В противоположность предыдущей (капиталистической) правовой системе, в переходной правовой системе современного общества различные виды социального права (социальное право в его чистой форме или в форме признанного государством права) вновь обретают свою значимость. Поскольку экономическая деятельность здесь концентрируется в рамках крупных предприятий и гигантских организаций, где доминирует субординирующее экономическое право, и поскольку здесь нет места равенству волеизъявления между экономически сильными и экономически слабыми сторонами, то вся предыдущая правовая система, построенная в духе Декларации прав человека и гражданина 1789 года или Гражданского кодекса Наполеона, рушится под воздействием тех же самых сил, которые ее породили. Развитие организованного капитализма (акционерных обществ, трестов, картелей и т. д. [998]), которому сопутствует появление профсоюзов и коллективных трудовых соглашений, расшатывает принципы государственного суверенитета и автономии воли, а также принцип свободы договора. Централистский коллективизм огосударствляет хозяйственную жизнь в надежде растворить государство в экономическом правопорядке. А такие организации, как ООН, МОТ, Гаагский международный суд, извне поднимают проблему сужения правотворческой компетенции государства. И никто не может сказать, как в дальнейшем будет протекать данный процесс. Социология права, так же как и любая другая социологическая дисциплина, не может делать предсказания и давать оценки. Единственное, что нам кажется бесспорным, это – наиболее вероятная тенденция развития правовой культуры к плюралистически-демократическому коллективизму, сохранению автономии правового регулирования, дифференцированного от других социальных регулятивных систем.

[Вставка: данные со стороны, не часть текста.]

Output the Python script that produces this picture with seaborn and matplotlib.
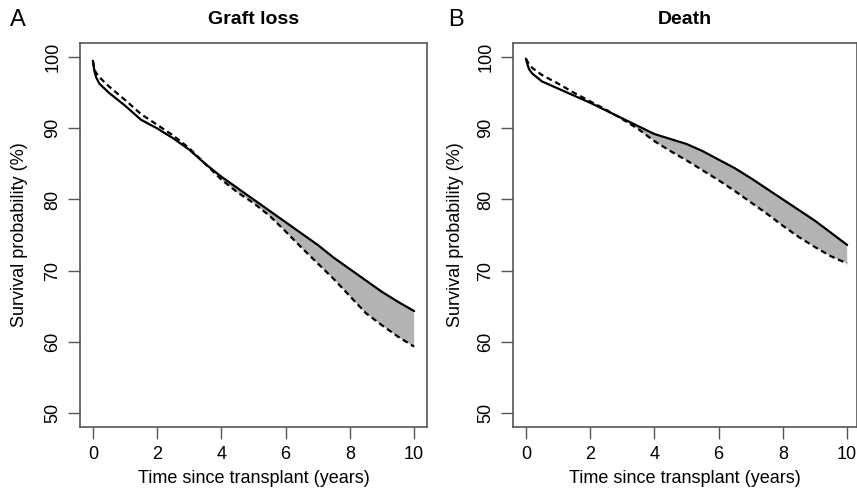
import numpy as np
import pandas as pd
import matplotlib
matplotlib.use("Agg")
import matplotlib.pyplot as plt
import seaborn as sns

# ---- data ----
time_years = [0, 0.05, 0.1, 0.2, 0.5, 1, 1.5, 2, 2.5, 3, 3.5, 4, 4.5, 5,
              5.5, 6, 6.5, 7, 7.5, 8, 8.5, 9, 9.5, 10]

graft_solid = [99.5, 98.0, 97.2, 96.3, 95.0, 93.2, 91.2, 90.0, 88.6, 87.0,
               85.0, 83.2, 81.6, 80.0, 78.4, 76.8, 75.2, 73.6, 71.8, 70.2,
               68.6, 67.0, 65.6, 64.3]
graft_dashed = [99.5, 98.3, 97.8, 97.2, 95.9, 94.0, 92.0, 90.5, 89.0, 87.2,
                85.0, 82.8, 81.0, 79.5, 77.7, 75.5, 73.2, 71.0, 68.8, 66.4,
                64.0, 62.3, 60.7, 59.3]

death_solid = [99.8, 99.0, 98.3, 97.7, 96.6, 95.6, 94.6, 93.6, 92.5, 91.4,
               90.3, 89.2, 88.5, 87.8, 86.8, 85.6, 84.4, 83.0, 81.5, 80.0,
               78.5, 77.0, 75.3, 73.6]
death_dashed = [99.8, 99.4, 99.0, 98.5, 97.5, 96.3, 95.0, 93.8, 92.6, 91.3,
                89.9, 88.2, 86.8, 85.5, 84.1, 82.7, 81.2, 79.6, 78.0, 76.3,
                74.7, 73.3, 72.0, 71.0]

panels = [("A", "Graft loss", graft_solid, graft_dashed),
          ("B", "Death", death_solid, death_dashed)]
x_ticks = [0, 2, 4, 6, 8, 10]
y_ticks = [50, 60, 70, 80, 90, 100]

sns.set_style("white")
plt.rcParams["font.family"] = ["Liberation Sans Narrow", "Liberation Sans", "DejaVu Sans"]
plt.rcParams["text.color"] = "black"

W, H = 857, 490
fig = plt.figure(figsize=(W / 100, H / 100), dpi=100)

boxes = [(80, 43, 427, 427), (513, 43, 857, 427)]
letter_x = [18, 456]
ylab_x = [20, 456]

edge = "#555555"
for (letter, title, solid, dashed), (x0, y0, x1, y1), lx, yx in zip(panels, boxes, letter_x, ylab_x):
    ax = fig.add_axes([x0 / W, 1 - y1 / H, (x1 - x0) / W, (y1 - y0) / H])
    df = pd.DataFrame({
        "time": time_years * 2,
        "surv": solid + dashed,
        "group": ["solid"] * len(time_years) + ["dashed"] * len(time_years),
    })
    t = np.array(time_years)
    s = np.array(solid)
    d = np.array(dashed)
    ax.fill_between(t, s, d, where=d <= s, interpolate=True,
                    facecolor="#b3b3b3", edgecolor="none", zorder=1)
    sns.lineplot(data=df, x="time", y="surv", style="group",
                 dashes={"solid": "", "dashed": (2.6, 1.7)},
                 color="black", linewidth=1.6, legend=False, ax=ax, zorder=3)

    ax.set_xlim(-0.4, -0.4 + 10.8 * (x1 - x0) / 347)
    ax.set_ylim(48, 102)
    ax.set_xticks(x_ticks)
    ax.set_xticklabels([str(v) for v in x_ticks], fontsize=13)
    ax.set_yticks(y_ticks)
    ax.set_yticklabels([str(v) for v in y_ticks], fontsize=13, rotation=90, va="center")
    ax.tick_params(axis="both", direction="out", length=8.5, width=1.0,
                   color=edge, labelcolor="black", pad=5)
    ax.tick_params(axis="x", bottom=True)
    ax.tick_params(axis="y", left=True)
    for sp in ax.spines.values():
        sp.set_visible(True)
        sp.set_color(edge)
        sp.set_linewidth(1.2)
    ax.set_xlabel("")
    ax.set_ylabel("")

    cx = (x0 + x1) / 2
    fig.text(cx / W, 1 - 478 / H, "Time since transplant (years)", ha="center",
             va="center", fontsize=13, color="black")
    fig.text(yx / W, 1 - (y0 + y1) / 2 / H, "Survival probability (%)", ha="center",
             va="center", rotation=90, fontsize=13, color="black")
    fig.text(cx / W, 1 - 20 / H, title, ha="center", va="center",
             fontsize=14, fontweight="bold", color="black")
    fig.text(lx / W, 1 - 20 / H, letter, ha="center", va="center", fontsize=17,
             color="black")

fig.savefig("out.png", dpi=100)
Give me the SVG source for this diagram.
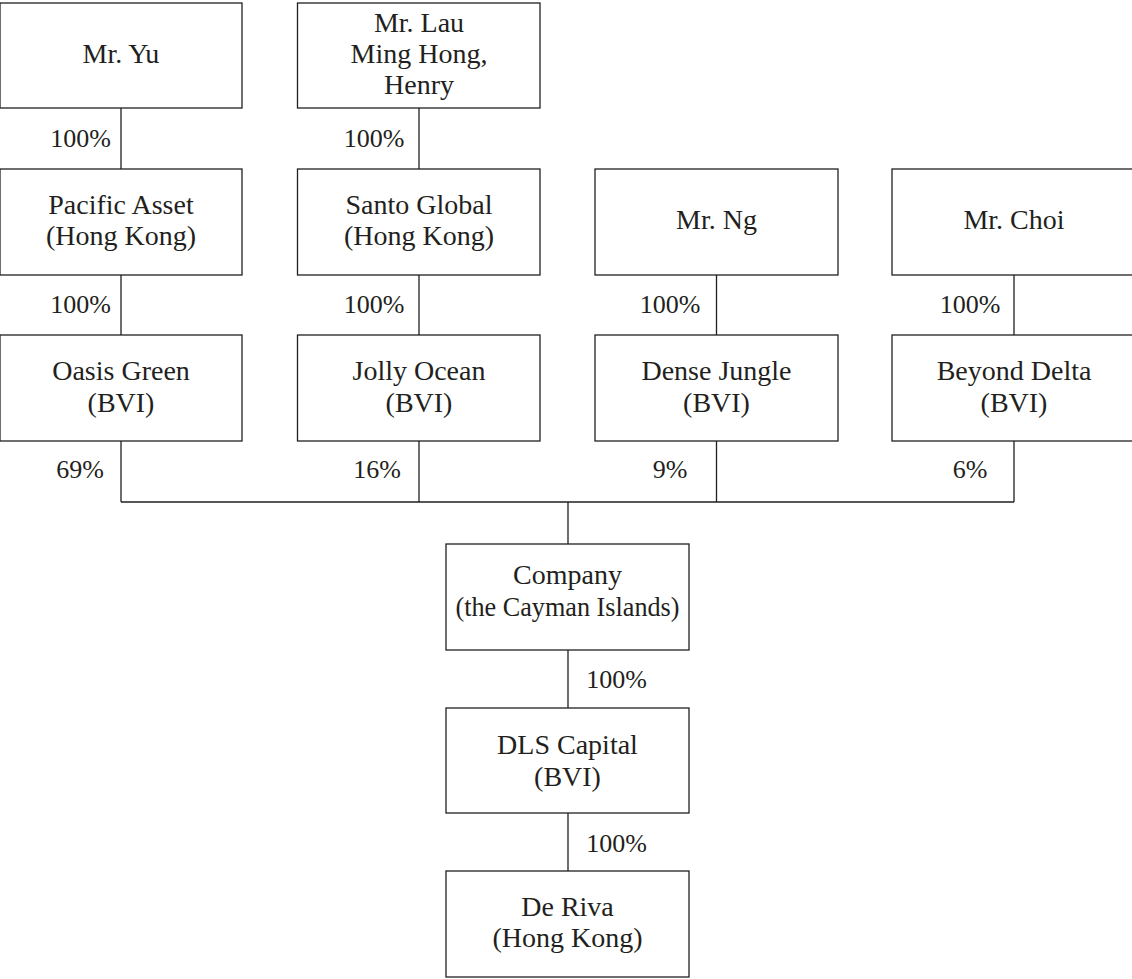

Генетическая социология права.Генетическая социология права должна отказаться от предрассудков эволюционизма, т. е. от веры в возможность найти исток непрерывного линейного развития юридических институтов в первобытных обществах; предрассудков, из-за которых происходит смешение проблем правовой типологии глобальных обществ с проблемой их возникновения. К числу собственно проблем генетической социологии относятся в первую очередь изучение тенденций изменений в рамках различных типов правовых систем и, во-вторых, изучение вызывающих такие тенденции факторов в правовой жизни. Эти тенденции регулярности (Tendenzregelmassigkeiten (нем.), tendances de regularité (фр.)) могут быть использованы только на макросоциологическом уровне. Они ни в коем случае не являются «законами» развития из-за высокой степени той неопределенности, которая характеризует социальную действительность и, в особенности, правовую действительность. Такие тенденции являются исключительно «шансами» (Макс Вебер), вероятностями, чья реализация сильно ограничена сферой непредсказуемого. Поэтому мы и говорим только о тенденциях-закономерностях. Следствием такого подхода является признание возможности перехода от одного социального типа к другому только в условиях дисконтинуальности; разрыв при этом может быть так непредсказуем, а социальные типы, в которые переходит данное общество, столь разнообразны, что здесь действительно допустимо вести речь лишь о вероятностях.
В архаических обществах можно констатировать тенденцию к превалированию основанных на магии братств над кланами, что знаменует собой зарождение первичных признаков государства, концентрацию политического суверенитета в руках вождя (Дави) и тенденцию к ослаблению элементов всеединства за счет элементов общины. В теократически-харизматических обществах мы можем в первую очередь наблюдать тенденцию к «обмирщению» харизматических элементов, приобретение ими характера прозаичности и обыденности (то, что Макс Вебер называл «рутинизацией харизмы»). Это проявляется в усилении принципа наследственности или выборности при передаче власти вождя и в возрастающей бюрократизации права и управления, при этом мистические элементы приобретают все более и более конвенциональный характер. Изменения в патриархальной системе развиваются в форме тенденции к построению основанных на брачном союзе и потому менее многочисленных семей и к разделу наследственного имущества между несколькими наследниками. Это приводит к противоречию между правом соответствующих семейных групп и правом кланово-политической группы с более сильно выраженным территориальным, а также и политическим элементами. Одновременно отмечается рост активных элементов в рамках кланово-политической группы, и за счет этого право такой группы обретает большую действенность и получает формальное признание. При этом право кланово-политической группы начинает доминировать над правом групп, основанных на родственных связях, в котором основную роль играет интуитивное и обычное право.